The Berrien Regional Education Services Agency serves Berrien and Cass county K-12 schools with support, a data center, instruction services, special education, and instructional technology. Under the umbrella of instructional technology is a large network of videoconferencing systems that connects 19,000 students from 20 districts to each other and to people and places outside their communities. The 70 schools using videoconferencing range from very small, with as few as 300 students, to those with 5,000 or more, and some teach migrant students during the fall harvest.
The students' backgrounds are varied, but one thing they have in common is that many do not have much awareness of life outside their towns or cities. Videoconferencing becomes an equalizer as well as a window to the world.

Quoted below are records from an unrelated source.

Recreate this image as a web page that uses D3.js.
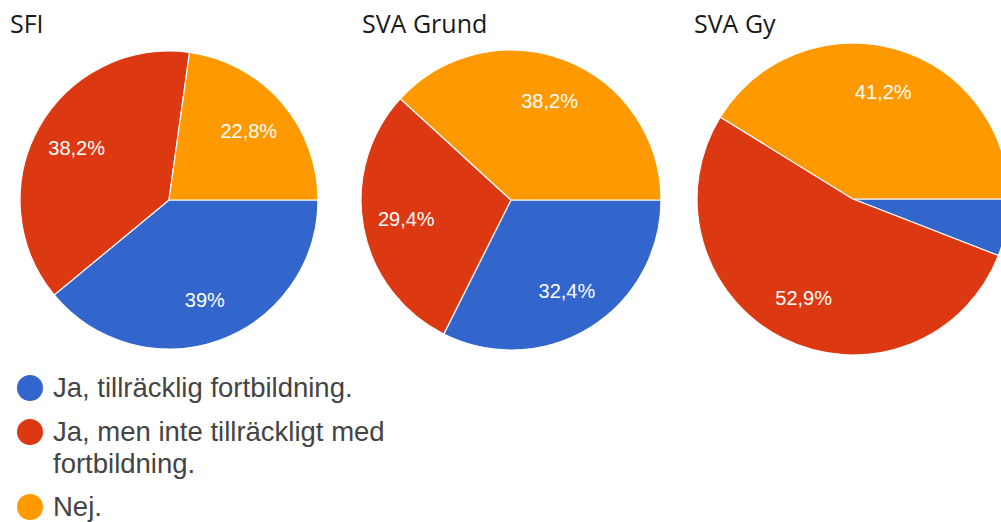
<!DOCTYPE html>
<html>
<head>
<meta charset="utf-8">
<script src="https://cdn.jsdelivr.net/npm/d3@7"></script>
<style>
  body { margin: 0; background: #fff; }
  svg { display: block; }
</style>
</head>
<body>
<div id="canvas"></div>
<script>
// Kategorier (samma i alla tre diagram)
const categories = ["Ja, tillräcklig fortbildning.", "Ja, men inte tillräckligt med fortbildning.", "Nej."];
const colors = ["#3366cc", "#dc3912", "#ff9900"];

// Andelar i procent per kurs
const sfiValues = [39, 38.2, 22.8];
const svaGrundValues = [32.4, 29.4, 38.2];
const svaGyValues = [5.9, 52.9, 41.2];

const titles = ["SFI", "SVA Grund", "SVA Gy"];

// Legendrader (den andra kategorin bryts på två rader)
const legendLines = [["Ja, tillräcklig fortbildning."], ["Ja, men inte tillräckligt med", "fortbildning."], ["Nej."]];

const width = 1001;
const height = 522;

const svg = d3.select("#canvas").append("svg")
    .attr("width", width)
    .attr("height", height);

// Placering av varje cirkel
const charts = [
    {title: titles[0], values: sfiValues, cx: 169, cy: 200, r: 149, tx: 10},
    {title: titles[1], values: svaGrundValues, cx: 511, cy: 200, r: 150, tx: 362},
    {title: titles[2], values: svaGyValues, cx: 853, cy: 199, r: 156, tx: 694}
];

const color = d3.scaleOrdinal().domain(categories).range(colors);

// Google-stil: start vid klockan tre, medurs
const pie = d3.pie()
    .sort(null)
    .startAngle(Math.PI / 2)
    .endAngle(Math.PI / 2 + 2 * Math.PI)
    .value(d => d.value);

const fmt = v => String(v).replace(".", ",") + "%";

charts.forEach(c => {
    const data = categories.map((k, i) => ({key: k, value: c.values[i]}));

    svg.append("text")
        .attr("x", c.tx)
        .attr("y", 33)
        .style("font-family", "'Open Sans', sans-serif")
        .style("font-size", "25px")
        .attr("fill", "#1a1a1a")
        .text(c.title);

    const g = svg.append("g").attr("transform", `translate(${c.cx}, ${c.cy})`);

    const arc = d3.arc().innerRadius(0).outerRadius(c.r);
    const labelArc = d3.arc().innerRadius(c.r * 0.71).outerRadius(c.r * 0.71);

    const arcs = pie(data);

    g.selectAll("path")
        .data(arcs)
        .enter().append("path")
        .attr("d", arc)
        .attr("fill", d => color(d.data.key))
        .attr("stroke", "#fff")
        .attr("stroke-width", 1.2);

    g.selectAll("text")
        .data(arcs.filter(d => d.data.value >= 10))
        .enter().append("text")
        .attr("transform", d => `translate(${labelArc.centroid(d)})`)
        .attr("text-anchor", "middle")
        .attr("dominant-baseline", "central")
        .style("font-family", "Arial, 'Liberation Sans', sans-serif")
        .style("font-size", "20px")
        .attr("fill", "#fff")
        .text(d => fmt(d.data.value));
});

// Legend
const legendY = [388, 432, 507];
const legend = svg.append("g");

legendLines.forEach((lines, i) => {
    legend.append("circle")
        .attr("cx", 30)
        .attr("cy", legendY[i])
        .attr("r", 13)
        .attr("fill", colors[i]);

    lines.forEach((t, j) => {
        legend.append("text")
            .attr("x", 53)
            .attr("y", legendY[i] + 9 + j * 32)
            .style("font-family", "Arial, 'Liberation Sans', sans-serif")
            .style("font-size", "27.5px")
            .attr("fill", "#444")
            .text(t);
    });
});
</script>
</body>
</html>
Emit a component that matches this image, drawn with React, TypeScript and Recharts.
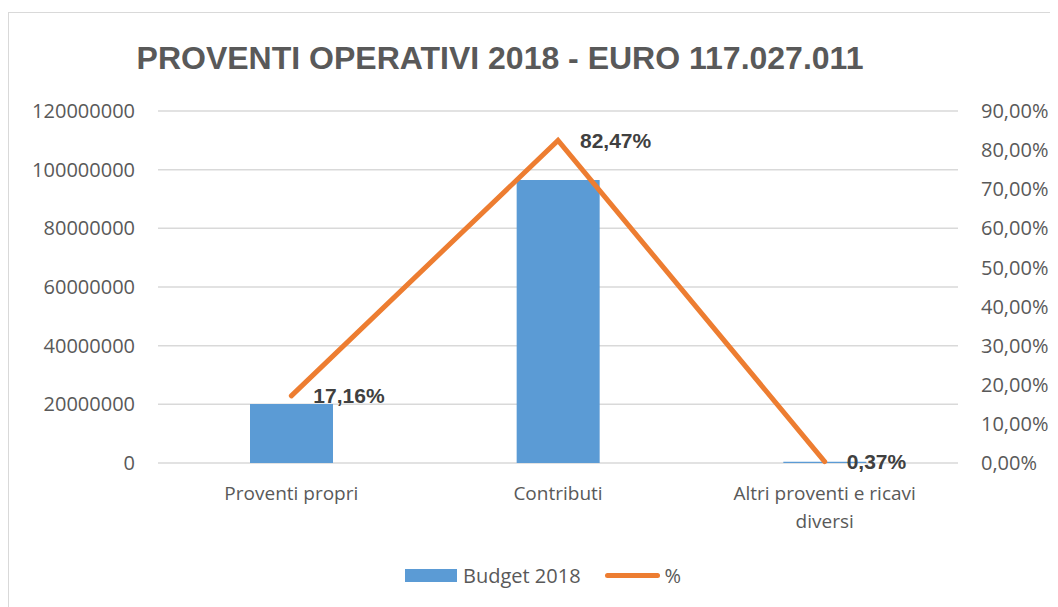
import { Bar, CartesianGrid, ComposedChart, LabelList, Legend, Line, XAxis, YAxis } from 'recharts';

const categories = ['Proventi propri', 'Contributi', 'Altri proventi e ricavi diversi'];
const budget2018 = [20081835, 96512176, 433000];
const percentShare = [17.16, 82.47, 0.37];
const leftTicks = [0, 20000000, 40000000, 60000000, 80000000, 100000000, 120000000];
const rightTicks = [0, 10, 20, 30, 40, 50, 60, 70, 80, 90];

const FONT = '"Open Sans", "Liberation Sans", sans-serif';
const BOLD_FONT = '"Liberation Sans", Arial, sans-serif';
const INK = '#595959';
const BLUE = '#5b9bd5';
const ORANGE = '#ed7d31';

const rows = categories.map((name, i) => ({ name, budget: budget2018[i], pct: percentShare[i] }));

const fmtPct = (v: number) => `${v.toFixed(2).replace('.', ',')}%`;

// crude word wrap, roughly what Excel does with a category band this wide
function wrapWords(label: string, maxChars = 24): string[] {
  const lines: string[] = [];
  let cur = '';
  for (const word of label.split(' ')) {
    const next = cur ? `${cur} ${word}` : word;
    if (next.length > maxChars && cur) {
      lines.push(cur);
      cur = word;
    } else {
      cur = next;
    }
  }
  if (cur) lines.push(cur);
  return lines;
}

function CategoryTick({ x, y, payload }: any) {
  const lines = wrapWords(String(payload.value));
  return (
    <text x={x} y={y + 35} textAnchor="middle" fill={INK} fontSize={19} fontFamily={FONT}>
      {lines.map((line, i) => (
        <tspan key={line} x={x} dy={i === 0 ? 0 : 28}>
          {line}
        </tspan>
      ))}
    </text>
  );
}

function PctLabel({ x, y, value }: any) {
  return (
    <text x={x + 22} y={y} dy="0.35em" fill="#404040" fontSize={21} fontWeight="bold" fontFamily={BOLD_FONT}>
      {fmtPct(value)}
    </text>
  );
}

function LegendBox() {
  return (
    <div style={{ display: 'flex', alignItems: 'center', paddingLeft: 396, fontFamily: FONT, fontSize: 20, color: INK }}>
      <span style={{ width: 52, height: 13, background: BLUE, marginRight: 6 }} />
      <span>Budget 2018</span>
      <span style={{ width: 55, height: 5, borderRadius: 3, background: ORANGE, marginLeft: 24, marginRight: 5 }} />
      <span>%</span>
    </div>
  );
}

export default function App() {
  return (
    <div
      style={{
        position: 'relative',
        marginTop: 4,
        width: 1060,
        height: 610,
        borderLeft: '1px solid #d9d9d9',
        borderTop: '1px solid #d9d9d9',
        overflow: 'hidden',
      }}
    >
      <div
        style={{
          position: 'absolute',
          left: 0,
          width: 982,
          top: 27,
          textAlign: 'center',
          fontFamily: BOLD_FONT,
          fontWeight: 'bold',
          fontSize: 32,
          color: INK,
        }}
      >
        PROVENTI OPERATIVI 2018 - EURO 117.027.011
      </div>
      <ComposedChart width={1049} height={594} data={rows} margin={{ top: 98, right: 0, bottom: 15, left: 0 }}>
        <CartesianGrid yAxisId="left" vertical={false} stroke="#d9d9d9" strokeWidth={1.5} />
        <XAxis
          dataKey="name"
          axisLine={false}
          tickLine={false}
          tickSize={0}
          height={99}
          interval={0}
          tick={<CategoryTick />}
        />
        <YAxis
          yAxisId="left"
          orientation="left"
          width={149}
          domain={[0, 120000000]}
          ticks={leftTicks}
          axisLine={false}
          tickLine={false}
          tickSize={0}
          tickMargin={23}
          tick={{ fill: INK, fontSize: 20, fontFamily: FONT }}
        />
        <YAxis
          yAxisId="right"
          orientation="right"
          width={100}
          domain={[0, 90]}
          ticks={rightTicks}
          tickFormatter={fmtPct}
          axisLine={false}
          tickLine={false}
          tickSize={0}
          tickMargin={23}
          tick={{ fill: INK, fontSize: 20, fontFamily: FONT, textAnchor: 'start' }}
        />
        <Bar yAxisId="left" dataKey="budget" name="Budget 2018" fill={BLUE} barSize={83} isAnimationActive={false} />
        <Line
          yAxisId="right"
          dataKey="pct"
          name="%"
          stroke={ORANGE}
          strokeWidth={5}
          strokeLinecap="round"
          dot={false}
          activeDot={false}
          isAnimationActive={false}
        >
          <LabelList dataKey="pct" content={<PctLabel />} />
        </Line>
        <Legend verticalAlign="bottom" height={30} content={<LegendBox />} />
      </ComposedChart>
    </div>
  );
}
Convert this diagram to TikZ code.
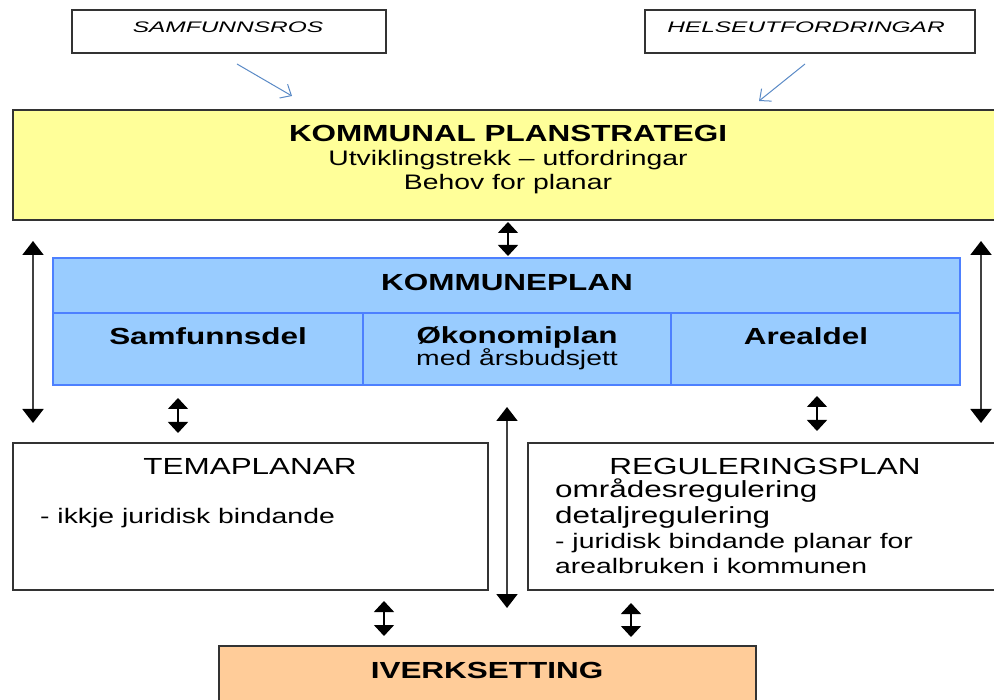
\documentclass[tikz,border=0pt]{standalone}
\usepackage{fontspec}
\setmainfont[FakeStretch=1.35]{Liberation Sans}
\newfontfamily\topfont[FakeStretch=1.6]{Liberation Sans}
\usetikzlibrary{arrows.meta}
\definecolor{boxyellow}{HTML}{FFFF99}
\definecolor{boxblue}{HTML}{99CCFF}
\definecolor{lineblue}{HTML}{4D80FF}
\definecolor{boxorange}{HTML}{FFCC99}
\definecolor{arrowblue}{HTML}{5A8AC6}
\definecolor{darkline}{HTML}{333333}
\begin{document}
\begin{tikzpicture}[x=1pt,y=-1pt,
  boxbase/.style={rectangle, inner sep=0pt, outer sep=0pt, anchor=north west},
  topbox/.style={boxbase, draw=darkline, line width=1.5pt, fill=white},
  mainbox/.style={boxbase, draw=darkline, line width=2.5pt},
  bluecell/.style={boxbase, draw=lineblue, line width=2pt, fill=boxblue},
  whitebox/.style={boxbase, draw=darkline, line width=2.2pt, fill=white},
  txt/.style={inner sep=0pt, anchor=base},
  txtl/.style={inner sep=0pt, anchor=base west},
  bigb/.style={font=\fontsize{23.3}{28}\selectfont\bfseries},
  bigr/.style={font=\fontsize{23.3}{28}\selectfont},
  medr/.style={font=\fontsize{21}{25}\selectfont},
  topt/.style={font=\topfont\itshape\fontsize{15.3}{18}\selectfont},
  feed/.style={draw=arrowblue, line width=1pt, -{Straight Barb[length=9pt,width=16pt]}},
  longarrow/.style={draw=black!75, line width=2pt,
     {Triangle[width=21pt,length=14pt,color=black]}-{Triangle[width=21pt,length=14pt,color=black]}},
  shortarrow/.style={draw=black, line width=1.5pt,
     {Triangle[width=20pt,length=11pt]}-{Triangle[width=20pt,length=11pt]}}
]
\useasboundingbox (0,0) rectangle (994,700);
\clip (0,0) rectangle (994,700);

% top input boxes
\node[topbox, minimum width=314pt, minimum height=43pt] (ros) at (72,10) {};
\node[topbox, minimum width=330pt, minimum height=43pt] (helse) at (645,10) {};
\node[txt, topt] (rost) at (228,33) {SAMFUNNSROS};
\node[txt, topt] (helset) at (806,33) {HELSEUTFORDRINGAR};

% planstrategi
\node[mainbox, fill=boxyellow, minimum width=1000pt, minimum height=110pt] (ps) at (13,110) {};
\node[txt, bigb] (pst1) at (508,141.5) {KOMMUNAL PLANSTRATEGI};
\node[txt, medr] (pst2) at (508,165.5) {Utviklingstrekk – utfordringar};
\node[txt, medr] (pst3) at (508,189.5) {Behov for planar};

% kommuneplan
\node[bluecell, minimum width=907pt, minimum height=55pt] (kph) at (53,258) {};
\node[bluecell, minimum width=310pt, minimum height=72pt] (kps) at (53,313) {};
\node[bluecell, minimum width=308pt, minimum height=72pt] (kpo) at (363,313) {};
\node[bluecell, minimum width=289pt, minimum height=72pt] (kpa) at (671,313) {};
\node[txt, bigb] (kpht) at (507,291) {KOMMUNEPLAN};
\node[txt, bigb] (kpst) at (208,345) {Samfunnsdel};
\node[txt, bigb] (kpot1) at (517,344) {Økonomiplan};
\node[txt, medr] (kpot2) at (517,366) {med årsbudsjett};
\node[txt, bigb] (kpat) at (806,345) {Arealdel};

% temaplanar
\node[whitebox, minimum width=475pt, minimum height=147pt] (tp) at (13,443) {};
\node[txt, bigr] (tpt1) at (250,475) {TEMAPLANAR};
\node[txtl, medr] (tpt2) at (40,524) {- ikkje juridisk bindande};

% reguleringsplan
\node[whitebox, minimum width=480pt, minimum height=147pt] (rp) at (528,443) {};
\node[txt, bigr] (rpt1) at (765,475) {REGULERINGSPLAN};
\node[txtl, bigr] (rpt2) at (555,498) {områdesregulering};
\node[txtl, bigr] (rpt3) at (555,523) {detaljregulering};
\node[txtl, medr] (rpt4) at (555,548) {- juridisk bindande planar for};
\node[txtl, medr] (rpt5) at (555,573) {arealbruken i kommunen};

% iverksetting
\node[whitebox, fill=boxorange, minimum width=537pt, minimum height=80pt] (iv) at (219,646) {};
\node[txt, bigb] (ivt) at (487,678) {IVERKSETTING};

% connector end points
\coordinate (rosA) at (237,64);
\coordinate (rosB) at (292,96);
\coordinate (helA) at (805,64);
\coordinate (helB) at (759,101);
\coordinate (psA) at (508,222);
\coordinate (psB) at (508,256);
\coordinate (lA) at (33,241);
\coordinate (lB) at (33,423);
\coordinate (rA) at (981,241);
\coordinate (rB) at (981,423);
\coordinate (tA) at (178,398);
\coordinate (tB) at (178,433);
\coordinate (gA) at (817,396);
\coordinate (gB) at (817,431);
\coordinate (mA) at (507,407);
\coordinate (mB) at (507,608);
\coordinate (ivA) at (384,601);
\coordinate (ivB) at (384,636);
\coordinate (ivC) at (631,603);
\coordinate (ivD) at (631,637);

% connectors
\draw[feed] (rosA) -- (rosB);
\draw[feed] (helA) -- (helB);
\draw[shortarrow] (psA) -- (psB);
\draw[longarrow] (lA) -- (lB);
\draw[longarrow] (rA) -- (rB);
\draw[shortarrow] (tA) -- (tB);
\draw[shortarrow] (gA) -- (gB);
\draw[longarrow] (mA) -- (mB);
\draw[shortarrow] (ivA) -- (ivB);
\draw[shortarrow] (ivC) -- (ivD);
\end{tikzpicture}
\end{document}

The region has a history of being progressive with this technology: the first video conferencing systems were installed in 1999. Janine Lim, instructional technology consultant, is in charge of video technology installation and maintenance. She also troubleshoots connections, and trains teachers how to use videoconferencing, while helping them become comfortable with the technology.
Teaching the Teachers
The effort begins and ends with the curriculum. Lim, who was a teacher herself, warns teachers that videoconferencing isn't done for the fun of it. "I ask them how it matches their curriculum and then we look for suitable programs," she said. She explained there are many resources available to help teachers find programs that will enhance student learning and fit curricula.